Tuesday, November 24, 2009

The Limits of Control *1/2


Director: Jim Jarmusch
Cast: Isaach de Bankolé, Bill Murray, Tilda Swinton
Gael García Bernal, Hiam Abbass, John Hurt, Paz de la Huerta

Watching "The Limits of Control" two questions come to mind: does Isaach de Bankolé ever smile and what the hell was Jim Jarmusch thinking when he made this movie?
The stone faced de Bankolé stars as a hitman on some sort of a mission that has him traveling across Spain where he meets with strange characters that give him matchboxes.
Somewhere in between conversations about molecules, Rita Hayworth, bohemians and old guitars Jarmusch expects us to have an epiphany about existence.

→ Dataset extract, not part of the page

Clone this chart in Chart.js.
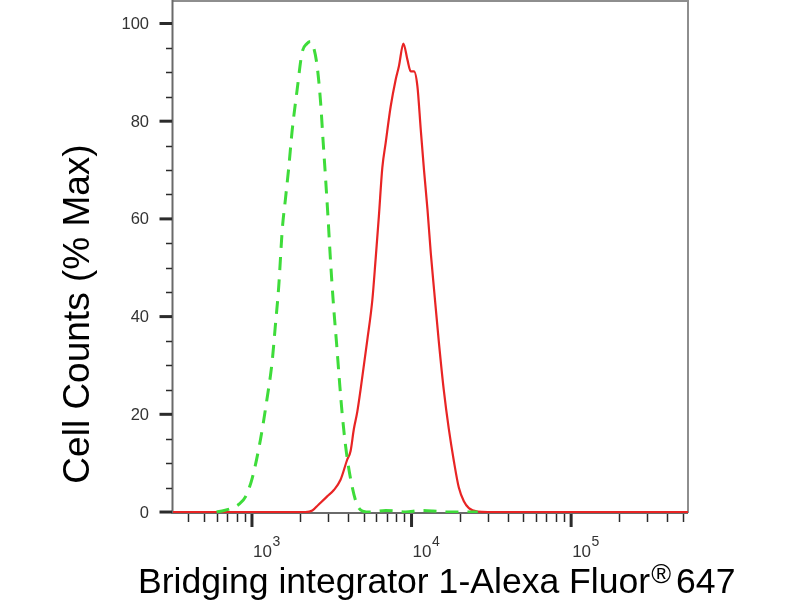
<!DOCTYPE html>
<html>
<head>
<meta charset="utf-8">
<script src="https://cdn.jsdelivr.net/npm/chart.js@4.4.0/dist/chart.umd.min.js"></script>
<style>
  html, body { margin: 0; padding: 0; background: #fff; }
  #wrap { width: 800px; height: 600px; }
</style>
</head>
<body>
<div id="wrap"><canvas id="chart" width="800" height="600"></canvas></div>
<script>
// Control histogram (green, dashed)
const controlX = [600, 670, 750, 830, 910, 1005, 1130, 1240, 1335, 1400, 1470, 1550, 1620, 1700, 1785,
  1920, 2060, 2215, 2325, 2440, 2560, 2690, 2790, 2890, 3000, 3105, 3240, 3390, 3540, 3690,
  3910, 4250, 4570, 4930, 5540, 6890, 7950, 9180, 11400, 13600, 16400, 26000];
const controlY = [0, 0.3, 0.8, 1.6, 3.1, 7, 14.8, 23, 30.5, 38, 46, 58, 64, 70.5, 78,
  86.5, 94, 95.9, 96.3, 95, 91.3, 84, 76, 68.5, 60, 51.5, 42.5, 34.5, 26.5, 19.5,
  12.1, 5.1, 1.4, 0.2, 0, 0.3, 0.2, 0, 0.3, 0.2, 0, 0];

// Bridging integrator 1 stained histogram (red, solid)
const stainedX = [300, 1740, 2160, 2390, 2610, 2960, 3260, 3590, 3950, 4150, 4350, 4570, 4790, 5280, 5680,
  5950, 6240, 6560, 6880, 7400, 7950, 8340, 8890, 9420, 9880, 10360, 10880, 11420, 11970, 12580,
  13200, 13840, 14810, 15920, 17120, 18400, 19780, 21270, 22870, 25930, 30100, 540000];
const stainedY = [0, 0, 0, 0.3, 1.5, 3.2, 4.5, 6.6, 10.7, 12.5, 17, 20.5, 25, 35.2, 43.4,
  51.6, 60.5, 70.5, 75.5, 83, 88.5, 91.3, 95.9, 92.6, 90.2, 90.2, 87.2, 78.3, 70, 62,
  53, 45.5, 35, 25, 17, 10.5, 5, 2.2, 0.8, 0.1, 0, 0];

// Axis ticks
const yMajor = [0, 20, 40, 60, 80, 100];
const yMinor = [5, 10, 15, 25, 30, 35, 45, 50, 55, 65, 70, 75, 85, 90, 95];
const xMajor = [1000, 10000, 100000];
const xMajorExp = ['3', '4', '5'];
const xMinor = [400, 500, 600, 700, 800, 900,
  2000, 3000, 4000, 5000, 6000, 7000, 8000, 9000,
  20000, 30000, 40000, 50000, 60000, 70000, 80000, 90000,
  200000, 300000, 400000, 500000];

const FONT = "'Liberation Sans', Arial, sans-serif";

function toPoints(xs, ys) {
  return xs.map((x, i) => ({ x: x, y: ys[i] }));
}

// frame, ticks, labels and titles
const axesPlugin = {
  id: 'axesPlugin',
  beforeDatasetsDraw(chart) {
    const { ctx, chartArea: a } = chart;
    ctx.save();
    ctx.lineWidth = 2;
    ctx.strokeStyle = '#8e8e8e';
    ctx.beginPath();
    ctx.moveTo(a.left, a.top);
    ctx.lineTo(a.right, a.top);
    ctx.lineTo(a.right, a.bottom);
    ctx.stroke();
    ctx.strokeStyle = '#6a6a6a';
    ctx.beginPath();
    ctx.moveTo(a.left - 0.5, a.top - 1);
    ctx.lineTo(a.left - 0.5, a.bottom);
    ctx.lineTo(a.right, a.bottom);
    ctx.stroke();
    ctx.restore();
  },
  afterDraw(chart) {
    const { ctx, chartArea: a, scales: { x, y } } = chart;
    ctx.save();
    ctx.strokeStyle = '#2b2b2b';

    // y ticks
    ctx.lineWidth = 1.5;
    yMinor.forEach(v => {
      const py = Math.round(y.getPixelForValue(v)) + 0.5;
      ctx.beginPath(); ctx.moveTo(a.left - 7, py); ctx.lineTo(a.left - 1, py); ctx.stroke();
    });
    ctx.lineWidth = 3;
    yMajor.forEach(v => {
      const py = y.getPixelForValue(v);
      ctx.beginPath(); ctx.moveTo(a.left - 13.5, py); ctx.lineTo(a.left - 1, py); ctx.stroke();
    });
    ctx.fillStyle = '#333';
    ctx.font = '16.5px ' + FONT;
    ctx.textAlign = 'right';
    ctx.textBaseline = 'middle';
    yMajor.forEach(v => {
      ctx.fillText(String(v), a.left - 24, y.getPixelForValue(v) + 1);
    });

    // x ticks
    ctx.lineWidth = 1.5;
    xMinor.forEach(v => {
      const px = Math.round(x.getPixelForValue(v)) + 0.5;
      ctx.beginPath(); ctx.moveTo(px, a.bottom + 1); ctx.lineTo(px, a.bottom + 9); ctx.stroke();
    });
    ctx.lineWidth = 3;
    xMajor.forEach(v => {
      const px = x.getPixelForValue(v);
      ctx.beginPath(); ctx.moveTo(px, a.bottom + 1); ctx.lineTo(px, a.bottom + 14); ctx.stroke();
    });
    ctx.textAlign = 'left';
    ctx.textBaseline = 'alphabetic';
    xMajor.forEach((v, i) => {
      const px = x.getPixelForValue(v) + 1;
      ctx.font = '17px ' + FONT;
      ctx.fillText('10', px, a.bottom + 44);
      const w = ctx.measureText('10').width;
      ctx.font = '14px ' + FONT;
      ctx.fillText(xMajorExp[i], px + w + 0.5, a.bottom + 33);
    });

    // axis titles
    ctx.fillStyle = '#000';
    ctx.font = '37px ' + FONT;
    ctx.save();
    ctx.translate(89, 314);
    ctx.rotate(-Math.PI / 2);
    ctx.textAlign = 'center';
    ctx.fillText('Cell Counts (% Max)', 0, 0);
    ctx.restore();

    let tx = 138;
    const ty = 593;
    ctx.font = '35.6px ' + FONT;
    const t1 = 'Bridging integrator 1-Alexa Fluor';
    ctx.fillText(t1, tx, ty);
    tx += ctx.measureText(t1).width + 1;
    ctx.font = '27px ' + FONT;
    ctx.fillText('\u00AE', tx, ty - 10);
    tx += ctx.measureText('\u00AE').width + 5;
    ctx.font = '35.6px ' + FONT;
    ctx.fillText('647', tx, ty);
    ctx.restore();
  }
};

new Chart(document.getElementById('chart'), {
  type: 'line',
  data: {
    datasets: [
      {
        label: 'Control',
        data: toPoints(controlX, controlY),
        borderColor: 'rgb(62, 220, 58)',
        borderWidth: 3,
        borderDash: [13, 9],
        pointRadius: 0,
        fill: false,
        cubicInterpolationMode: 'monotone'
      },
      {
        label: 'Bridging integrator 1',
        data: toPoints(stainedX, stainedY),
        borderColor: 'rgb(232, 36, 36)',
        borderWidth: 2.2,
        pointRadius: 0,
        fill: false,
        cubicInterpolationMode: 'monotone'
      }
    ]
  },
  options: {
    responsive: false,
    animation: false,
    layout: { padding: { top: 1, right: 112, left: 0, bottom: 0 } },
    plugins: {
      legend: { display: false },
      tooltip: { enabled: false }
    },
    scales: {
      x: {
        type: 'logarithmic',
        min: 320,
        max: 540000,
        grid: { display: false },
        border: { display: false },
        ticks: { display: false },
        afterFit(scale) { scale.height = 87; }
      },
      y: {
        type: 'linear',
        min: -0.2,
        max: 104.6,
        grid: { display: false },
        border: { display: false },
        ticks: { display: false },
        afterFit(scale) { scale.width = 173; }
      }
    }
  },
  plugins: [axesPlugin]
});
</script>
</body>
</html>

What he fails to see is that he's the one who's going through an existential crisis and a plot-less movie will not help him solve it.

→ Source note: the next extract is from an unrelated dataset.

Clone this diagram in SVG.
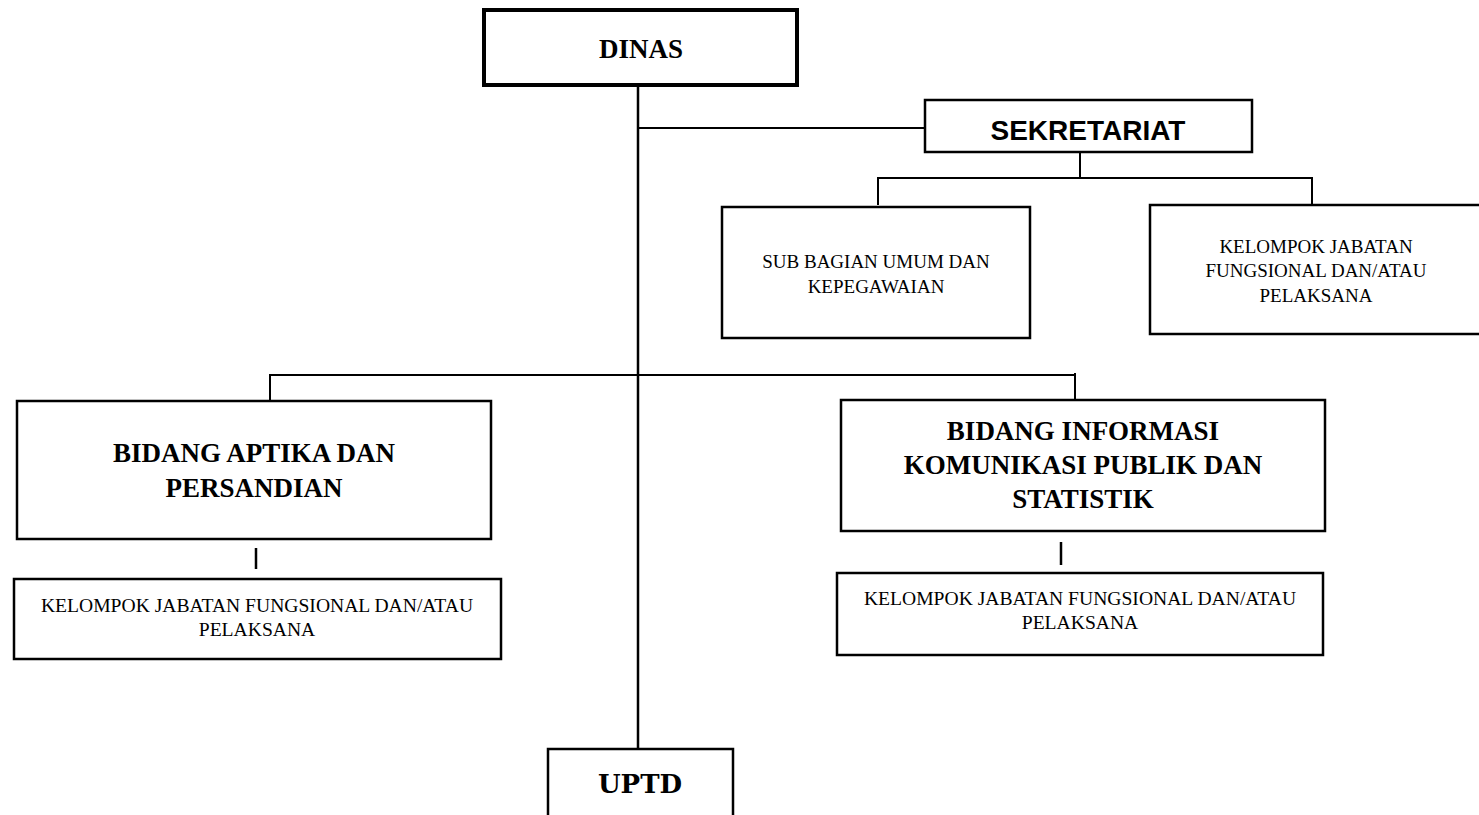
<svg xmlns="http://www.w3.org/2000/svg" width="1479" height="815" viewBox="0 0 1479 815">
<style>
.box{fill:#fff;stroke:#000;stroke-width:2.5}
.thick{stroke-width:4}
.ln{stroke:#000;stroke-width:2;fill:none}
.t{font-family:"Liberation Serif",serif;fill:#000;text-anchor:middle}
.b{font-weight:bold}
.s{font-size:19px}
.s2{font-size:19.6px}
.big{font-size:27px}
.sans{font-family:"Liberation Sans",Arial,sans-serif;font-weight:bold;font-size:28px;text-anchor:middle;fill:#000}
.slab{font-family:"DejaVu Serif",serif;font-weight:bold;font-size:26px;text-anchor:middle;fill:#000}
</style>
<rect width="1479" height="815" fill="#fff"/>
<g id="connectors">
<line class="ln" x1="638" y1="85" x2="638" y2="749" style="stroke-width:2.5"/>
<line class="ln" x1="638" y1="128" x2="925" y2="128"/>
<line class="ln" x1="1080" y1="152" x2="1080" y2="178"/>
<polyline class="ln" points="878,205 878,178 1312,178 1312,205"/>
<polyline class="ln" points="270,400 270,375 1075,375"/>
<line class="ln" x1="1075" y1="373" x2="1075" y2="400"/>
<line class="ln" x1="256" y1="548" x2="256" y2="569" style="stroke-width:2.5"/>
<line class="ln" x1="1061" y1="542" x2="1061" y2="565" style="stroke-width:2.5"/>
</g>
<g id="dinas">
<rect class="box thick" x="484" y="10" width="313" height="75"/>
<text class="t b" x="641" y="58" style="font-size:27px">DINAS</text>
</g>
<g id="sekretariat">
<rect class="box" x="925" y="100" width="327" height="52"/>
<text class="sans" x="1088" y="140">SEKRETARIAT</text>
</g>
<g id="subbagian">
<rect class="box" x="722" y="207" width="308" height="131"/>
<text class="t s" x="876" y="268">SUB BAGIAN UMUM DAN</text>
<text class="t s" x="876" y="293">KEPEGAWAIAN</text>
</g>
<g id="kelompok-sekretariat">
<rect class="box" x="1150" y="205" width="340" height="129"/>
<text class="t s" x="1316" y="253">KELOMPOK JABATAN</text>
<text class="t s" x="1316" y="277">FUNGSIONAL DAN/ATAU</text>
<text class="t s" x="1316" y="302">PELAKSANA</text>
</g>
<g id="bidang-aptika">
<rect class="box" x="17" y="401" width="474" height="138"/>
<text class="t b big" x="254" y="462">BIDANG APTIKA DAN</text>
<text class="t b big" x="254" y="497">PERSANDIAN</text>
</g>
<g id="kelompok-aptika">
<rect class="box" x="14" y="579" width="487" height="80"/>
<text class="t s2" x="257" y="612">KELOMPOK JABATAN FUNGSIONAL DAN/ATAU</text>
<text class="t s2" x="257" y="636">PELAKSANA</text>
</g>
<g id="bidang-ikp">
<rect class="box" x="841" y="400" width="484" height="131"/>
<text class="t b big" x="1083" y="440">BIDANG INFORMASI</text>
<text class="t b big" x="1083" y="474">KOMUNIKASI PUBLIK DAN</text>
<text class="t b big" x="1083" y="508">STATISTIK</text>
</g>
<g id="kelompok-ikp">
<rect class="box" x="837" y="573" width="486" height="82"/>
<text class="t s2" x="1080" y="605">KELOMPOK JABATAN FUNGSIONAL DAN/ATAU</text>
<text class="t s2" x="1080" y="629">PELAKSANA</text>
</g>
<g id="uptd">
<rect class="box" x="548" y="749" width="185" height="80"/>
<text class="slab" x="640" y="793">UPTD</text>
</g>
</svg>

The movie plays out like a really bad dream (if Jarmusch was trying to pay homage to David Lynch he never reaches the fascinating creepiness and surprising universality of Lynch's stream-of-consciousness movies) with selfindulgent cinematography by Christopher Doyle who does capture beautiful images, that play like awkward Renault commercials.

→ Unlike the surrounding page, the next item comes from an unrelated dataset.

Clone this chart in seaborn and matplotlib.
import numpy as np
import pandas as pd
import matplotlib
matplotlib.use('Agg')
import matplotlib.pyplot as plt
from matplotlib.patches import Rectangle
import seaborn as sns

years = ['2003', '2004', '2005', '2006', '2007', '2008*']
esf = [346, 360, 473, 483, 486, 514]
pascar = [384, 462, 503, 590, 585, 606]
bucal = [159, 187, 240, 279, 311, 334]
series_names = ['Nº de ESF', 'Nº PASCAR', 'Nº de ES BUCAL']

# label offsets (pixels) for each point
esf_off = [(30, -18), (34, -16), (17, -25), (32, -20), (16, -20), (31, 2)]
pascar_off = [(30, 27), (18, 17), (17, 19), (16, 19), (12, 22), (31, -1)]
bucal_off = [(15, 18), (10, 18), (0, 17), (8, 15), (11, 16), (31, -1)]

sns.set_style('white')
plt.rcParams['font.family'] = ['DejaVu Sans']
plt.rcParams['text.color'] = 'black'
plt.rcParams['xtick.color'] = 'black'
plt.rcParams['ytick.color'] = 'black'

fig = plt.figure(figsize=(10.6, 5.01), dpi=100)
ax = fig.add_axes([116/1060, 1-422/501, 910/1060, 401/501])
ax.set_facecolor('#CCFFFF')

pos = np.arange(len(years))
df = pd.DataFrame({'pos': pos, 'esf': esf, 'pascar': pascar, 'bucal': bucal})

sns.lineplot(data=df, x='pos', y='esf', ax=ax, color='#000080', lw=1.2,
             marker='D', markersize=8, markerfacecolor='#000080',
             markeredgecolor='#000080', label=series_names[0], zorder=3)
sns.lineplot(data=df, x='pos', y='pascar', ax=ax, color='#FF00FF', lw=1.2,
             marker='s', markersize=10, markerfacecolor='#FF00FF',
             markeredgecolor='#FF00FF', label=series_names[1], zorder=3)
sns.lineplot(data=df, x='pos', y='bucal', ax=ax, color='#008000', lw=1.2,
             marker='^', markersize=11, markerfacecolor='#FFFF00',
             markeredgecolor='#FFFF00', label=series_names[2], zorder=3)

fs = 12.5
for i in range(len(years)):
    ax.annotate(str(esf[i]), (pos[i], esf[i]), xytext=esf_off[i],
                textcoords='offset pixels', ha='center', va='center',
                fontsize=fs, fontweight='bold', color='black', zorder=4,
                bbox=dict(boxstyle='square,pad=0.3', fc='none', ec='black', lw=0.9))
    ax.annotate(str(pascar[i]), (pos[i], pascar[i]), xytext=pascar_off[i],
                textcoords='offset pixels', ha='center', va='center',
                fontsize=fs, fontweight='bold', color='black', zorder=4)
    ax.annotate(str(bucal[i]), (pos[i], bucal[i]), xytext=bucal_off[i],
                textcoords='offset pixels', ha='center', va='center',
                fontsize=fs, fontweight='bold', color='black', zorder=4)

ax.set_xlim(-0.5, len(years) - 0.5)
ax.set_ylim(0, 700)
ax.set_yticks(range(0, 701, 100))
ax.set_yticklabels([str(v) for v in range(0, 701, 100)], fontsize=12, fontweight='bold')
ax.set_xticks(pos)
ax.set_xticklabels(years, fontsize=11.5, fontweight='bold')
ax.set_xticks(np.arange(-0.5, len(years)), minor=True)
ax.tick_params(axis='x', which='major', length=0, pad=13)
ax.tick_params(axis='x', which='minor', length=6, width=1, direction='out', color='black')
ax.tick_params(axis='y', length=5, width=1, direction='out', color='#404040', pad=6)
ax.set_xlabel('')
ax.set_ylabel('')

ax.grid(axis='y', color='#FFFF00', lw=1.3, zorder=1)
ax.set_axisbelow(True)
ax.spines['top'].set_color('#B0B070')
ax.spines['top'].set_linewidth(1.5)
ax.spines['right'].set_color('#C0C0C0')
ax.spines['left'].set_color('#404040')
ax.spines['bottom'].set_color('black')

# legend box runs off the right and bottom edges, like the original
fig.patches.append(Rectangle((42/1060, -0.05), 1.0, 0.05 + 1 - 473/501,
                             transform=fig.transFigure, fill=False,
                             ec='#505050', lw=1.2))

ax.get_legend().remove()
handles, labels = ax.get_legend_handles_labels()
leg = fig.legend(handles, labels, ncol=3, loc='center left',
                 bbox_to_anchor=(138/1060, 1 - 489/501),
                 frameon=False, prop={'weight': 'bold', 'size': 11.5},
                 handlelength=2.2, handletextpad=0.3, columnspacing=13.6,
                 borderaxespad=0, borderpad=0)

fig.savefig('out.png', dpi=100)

The saddest thing is that Jarmusch is probably aware of how empty his movie is and often tries to justify himself in the silliest ways.
When a gangster (played by Murray) asks de Bankolé "how did you get here?" he answers "I used my imagination". This response plays more like "The Matrix" by way of "Sesame Street" than as a spark to make us reflect on how the whole thing might be a dream within a dream.
During the film's only interesting scene Swinton appears as a blond (Jarmusch references tons of film noirs here) with a movie obsession.
She tells de Bankolé that she likes movies where you don't know if you're having a dream or watching a film.
Jarmusch should've learned that sometimes dreams, like films, should be kept all to oneself.